At one point we looked at how each of us would express “I love you”. It was presented that for many of us it is not a natural thing to express it in the form of only speaking the three words “I love you”, but we do so because we grow up learning this is what is expected and needed from friends and family to say it in that way.
Because it is not our naturally complete form of expression, even when we speak the words our loved ones do not receive all the love and feelings we are wanting to truly communicate to them, the three words are essentially only expressing or capturing a part of what our whole body is otherwise wanting to express from deeper within. In another example, often we can express our love in a gesture or simple action, instead of words, and our partners don’t recognise it, as they are looking to hear it or see it in a way they have been conditioned to receive it, and so, love-expressions can be missed or misunderstood.
It is very joyful to feel and acknowledge the many beautiful ways we can share and receive love with others.
This morning I was on my daily walk with my gorgeous husband Christoph when it started to rain. I was feeling a little tired and not able to walk very fast. As soon as it started to rain he insisted on giving me his hat to protect me. Then when the rain got heavier Christoph took off… ran ahead, went home, got the car and came zooming back to pick me up… even though by then I was only about 3 minutes away from home, enjoying the walk and the rain had stopped!
What I felt was his humongous love and how he wanted to take care of and protect his precious wife. To my ears this was Christoph shouting ‘I LOVE YOU’ from the rooftops with a megaphone. So of course I joyfully got in the car to be with this beautiful loving man.
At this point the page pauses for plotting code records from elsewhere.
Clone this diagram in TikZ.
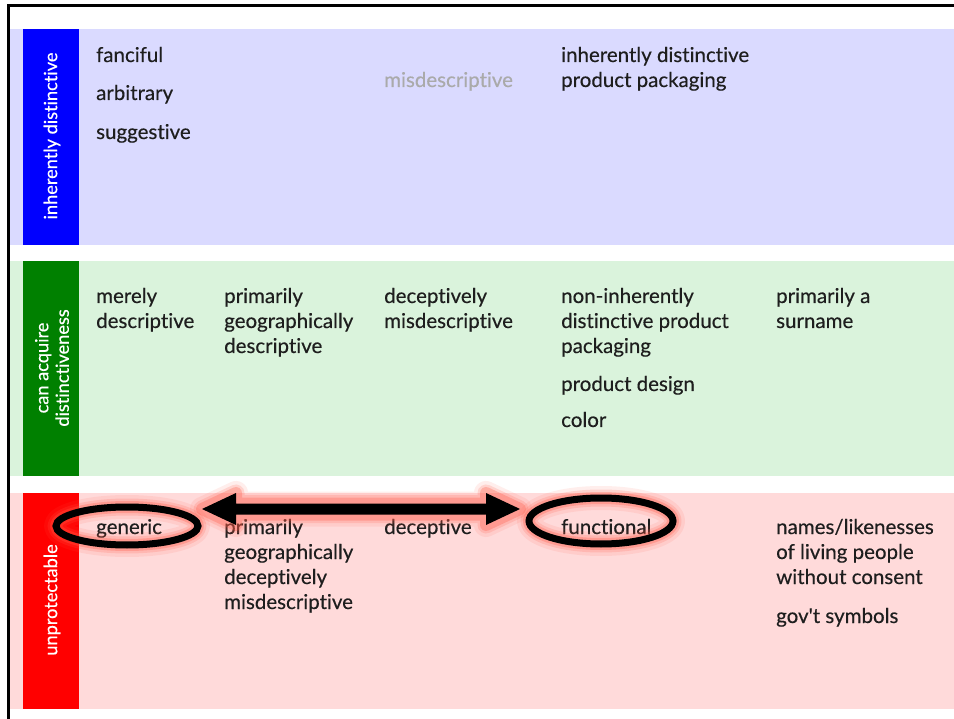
\documentclass[tikz,border=0pt]{standalone}
\usepackage{fontspec}
\setmainfont{Lato}[Ligatures={NoCommon}, FakeBold=0.35]
\newfontfamily\plainlato{Lato}[FakeBold=0.35]
\definecolor{bandB}{RGB}{218,218,255}
\definecolor{bandG}{RGB}{218,243,220}
\definecolor{bandR}{RGB}{255,218,218}
\definecolor{stripB}{RGB}{0,0,255}
\definecolor{stripG}{RGB}{0,128,0}
\definecolor{stripR}{RGB}{255,0,0}
\definecolor{txt}{RGB}{30,30,30}
\definecolor{greytxt}{RGB}{170,170,170}
\definecolor{glowc}{RGB}{255,90,70}
\newcommand\ml[1]{\begin{tabular}[t]{@{}l@{}}#1\end{tabular}}
\begin{document}
\begin{tikzpicture}[x=1pt,y=-1pt,
  item/.style={anchor=base west, inner sep=0pt, font=\fontsize{20.5}{25}\selectfont, text=txt},
  striplabel/.style={rotate=90, text=white, align=center, inner sep=0pt, font=\fontsize{18.2}{20.5}\selectfont},
  glowA/.style={draw=glowc, opacity=0.1, line width=24pt, line join=round},
  glowB/.style={draw=glowc, opacity=0.18, line width=17pt, line join=round},
  glowC/.style={draw=glowc, opacity=0.3, line width=12pt, line join=round},
  ring/.style={draw=black, line width=7pt}]
\useasboundingbox (0,0) rectangle (954,719);
\fill[white] (0,0) rectangle (954,719);
% bands
\fill[bandB] (10,29) rectangle (954,245);
\fill[stripB] (23,29) rectangle (79,245);
\fill[bandG] (10,261) rectangle (954,476);
\fill[stripG] (23,261) rectangle (79,476);
\fill[bandR] (10,493) rectangle (954,709);
\fill[stripR] (23,493) rectangle (79,709);
% frame
\draw[line width=2.5pt, line cap=rect] (8.5,719) -- (8.5,5.5) -- (954,5.5);
% strip labels
\node[striplabel] (lb) at (52,136) {inherently distinctive};
\node[striplabel] (lg) at (52,368) {can acquire\\distinctiveness};
\node[striplabel] (lr) at (52,600) {unprotectable};
% blue row
\node[item] (fanciful) at (96,62) {fanciful};
\node[item] (arbitrary) at (96,100) {arbitrary};
\node[item] (suggestive) at (96,139) {suggestive};
\node[item, text=greytxt] (misdesc) at (384,87) {misdescriptive};
\node[item] (idpp) at (561,62) {\ml{inherently distinctive\\product packaging}};
% green row
\node[item] (merely) at (96,303) {\ml{merely\\descriptive}};
\node[item] (pgd) at (224,303) {\ml{primarily\\geographically\\descriptive}};
\node[item] (dm) at (384,303) {\ml{deceptively\\misdescriptive}};
\node[item] (nidpp) at (561,303) {\ml{non-inherently\\distinctive product\\packaging}};
\node[item] (pdesign) at (561,391) {product design};
\node[item] (color) at (561,427) {color};
\node[item] (surname) at (776,303) {\ml{primarily a\\surname}};
% red row
\node[item] (generic) at (96,534) {generic};
\node[item] (pgdm) at (224,534) {\ml{primarily\\geographically\\deceptively\\misdescriptive}};
\node[item] (deceptive) at (384,534) {deceptive};
\node[item] (functional) at (561,534) {functional};
\node[item] (names) at (776,534) {\ml{names/likenesses\\of living people\\without consent}};
\node[item] (gov) at (776,623) {{\plainlato gov't symbols}};
% highlight shapes
\coordinate (gc) at (127,526);
\coordinate (fc) at (601,521);
\def\arrowpath{(202,509) -- (236,493) -- (236,503.5) -- (486,503.5) -- (486,493) -- (520,509) -- (486,525) -- (486,514.5) -- (236,514.5) -- (236,525) -- cycle}
\foreach \g in {glowA,glowB,glowC}{
  \draw[\g] (gc) ellipse [x radius=71, y radius=19];
  \draw[\g] (fc) ellipse [x radius=72, y radius=23];
  \draw[\g] \arrowpath;
}
\draw[ring] (gc) ellipse [x radius=71, y radius=19];
\draw[ring] (fc) ellipse [x radius=72, y radius=23];
\fill[black] \arrowpath;
\end{tikzpicture}
\end{document}
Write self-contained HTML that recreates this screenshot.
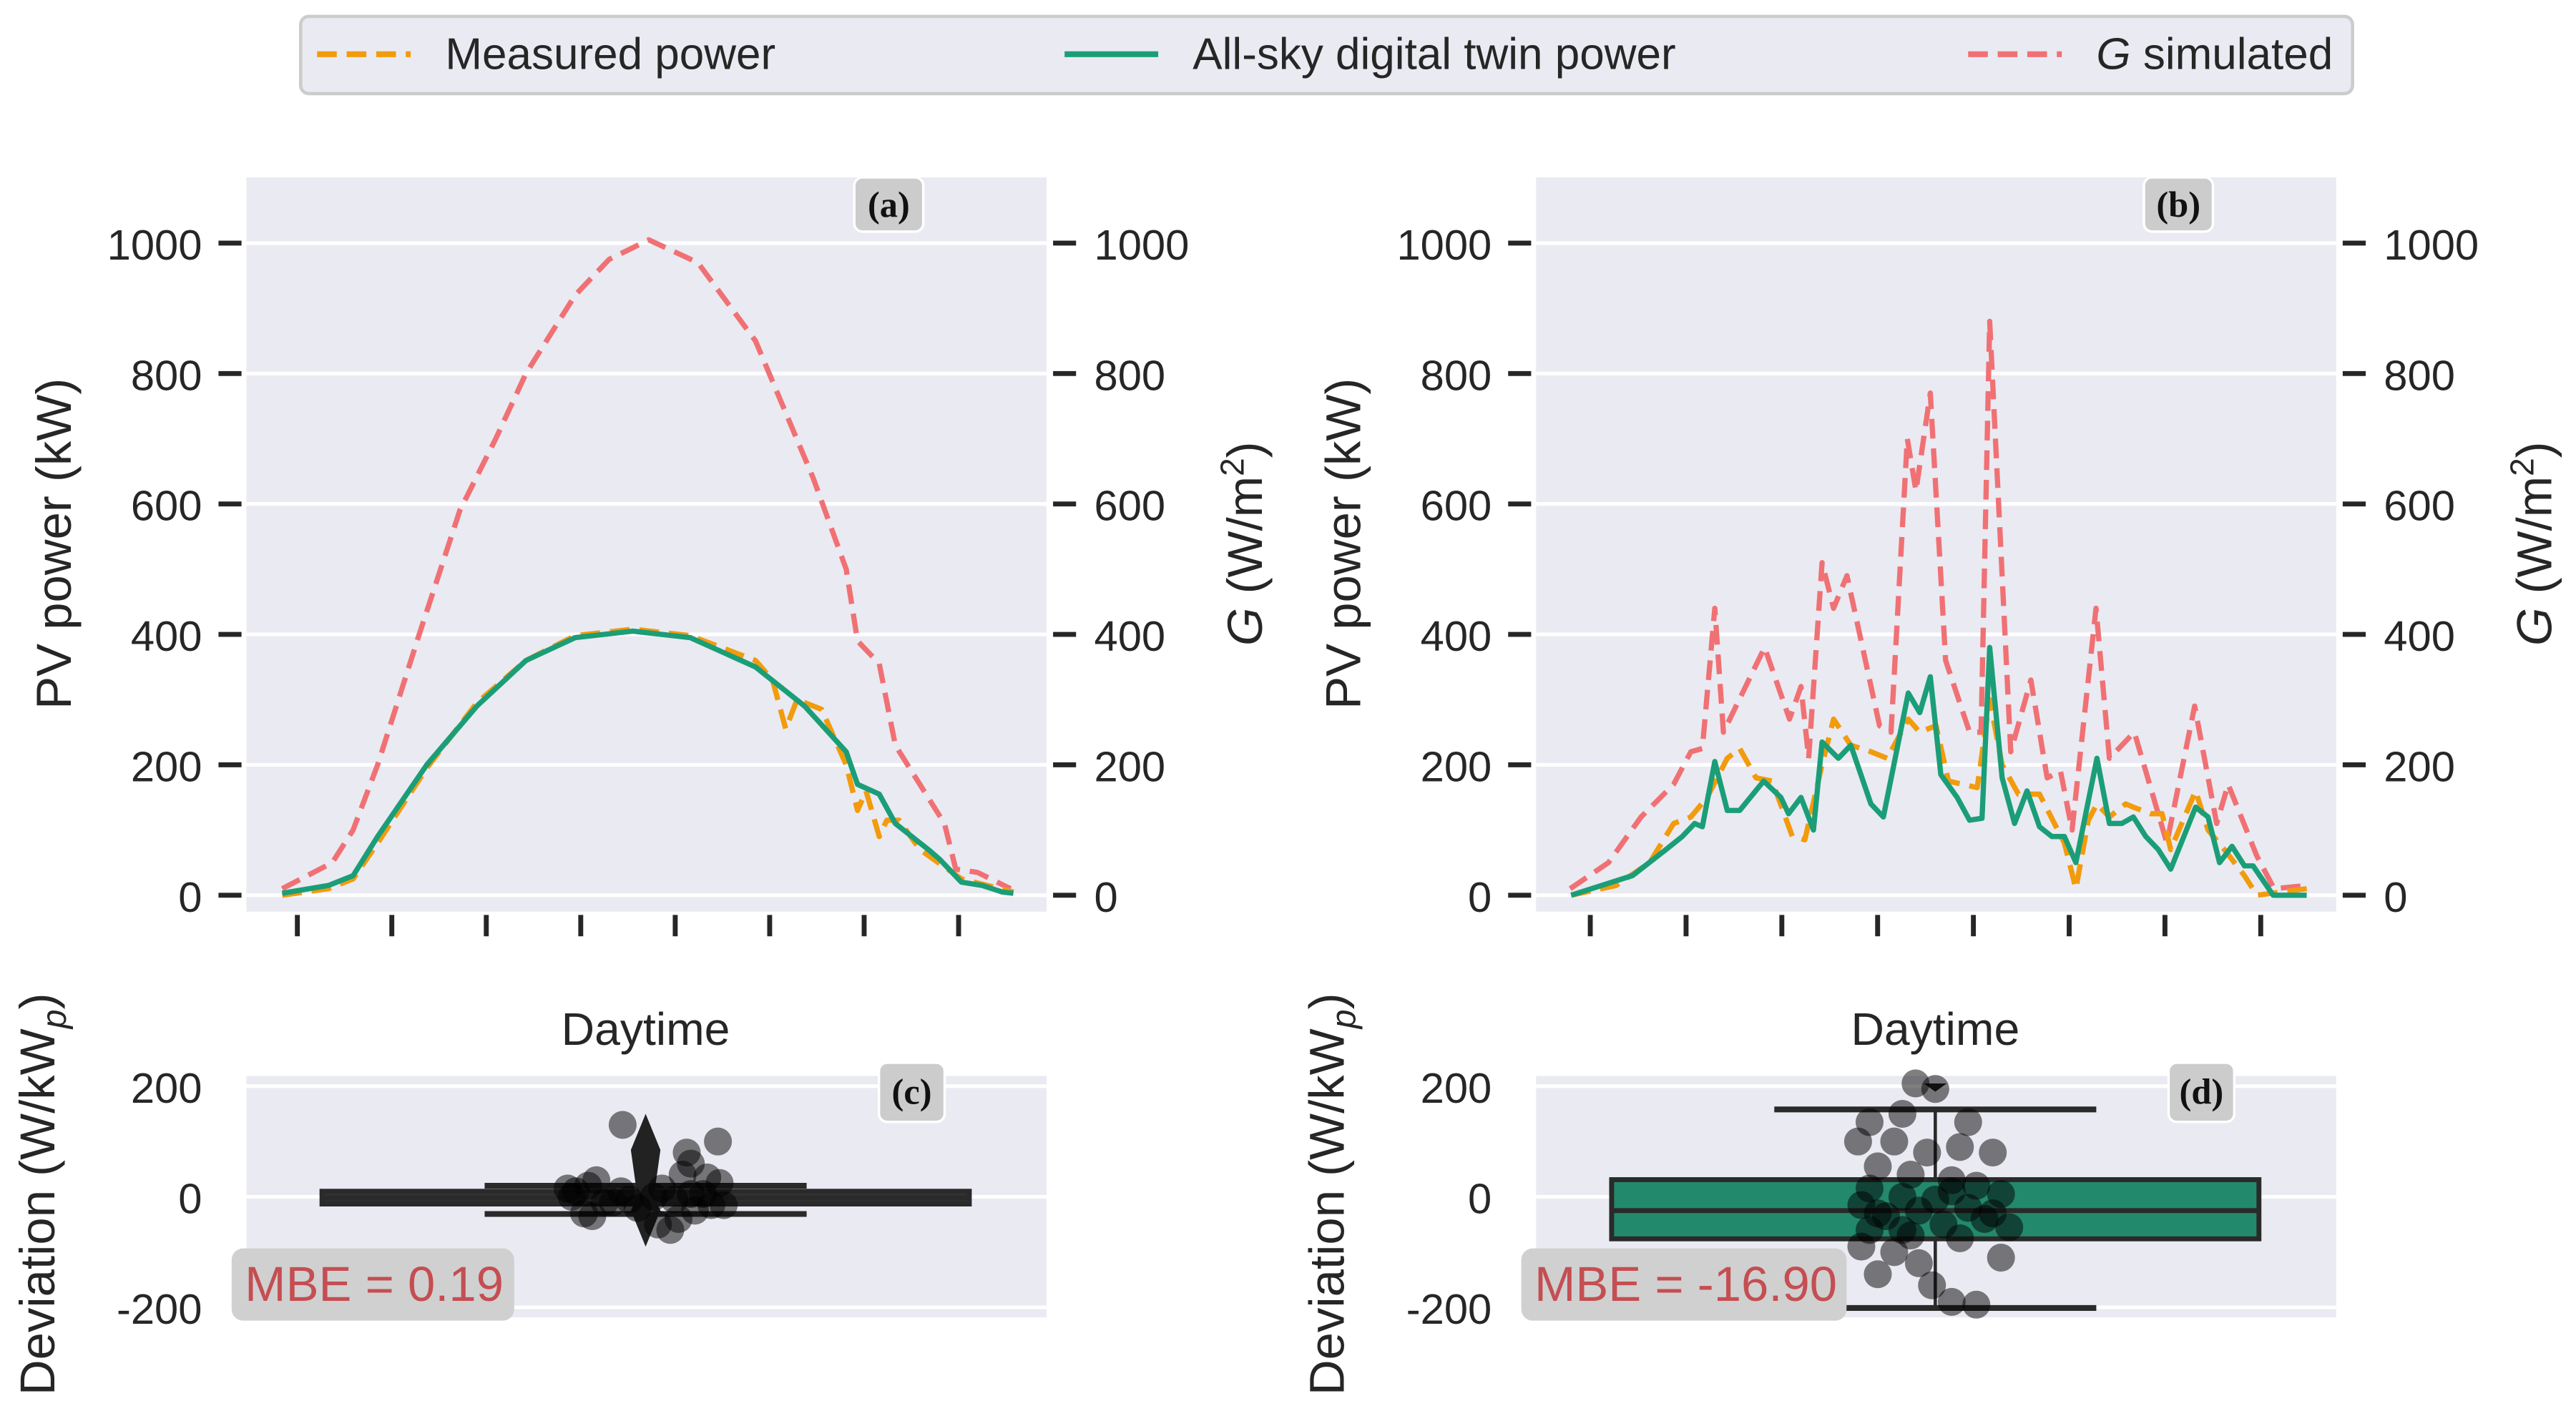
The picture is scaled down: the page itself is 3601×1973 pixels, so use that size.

I then imagined another scenario where I could have responded with anger and said ‘why did you run off?’ I could have said ‘you idiot I am almost home now, I want to keep walking and it is not even raining’. Then I would have missed out big time and he could have felt rejected, then reacted to that hurt and we would have missed that beautiful moment and might even have ended up having a fight.
It also occurred to me that many wars and fights could well (or rather unwell) come out of people not being open to love in its many forms and expressions and how completely crazy that is!
The more I am open to love and allow myself to receive it and express it, the more I see it everywhere… in myself, in others and in nature. I then start to see more clearly how everyone is pure love in essence, and when not expressing in this way it is because they are in reaction and protecting a hurt or imagined hurt – perhaps even from long, long ago.
Love is such a fascinating subject because it is ultimately something we all want but really all already are!
By Nicola Lessing, Business Woman, Goonellabah and published with permission of my husband, Christoph.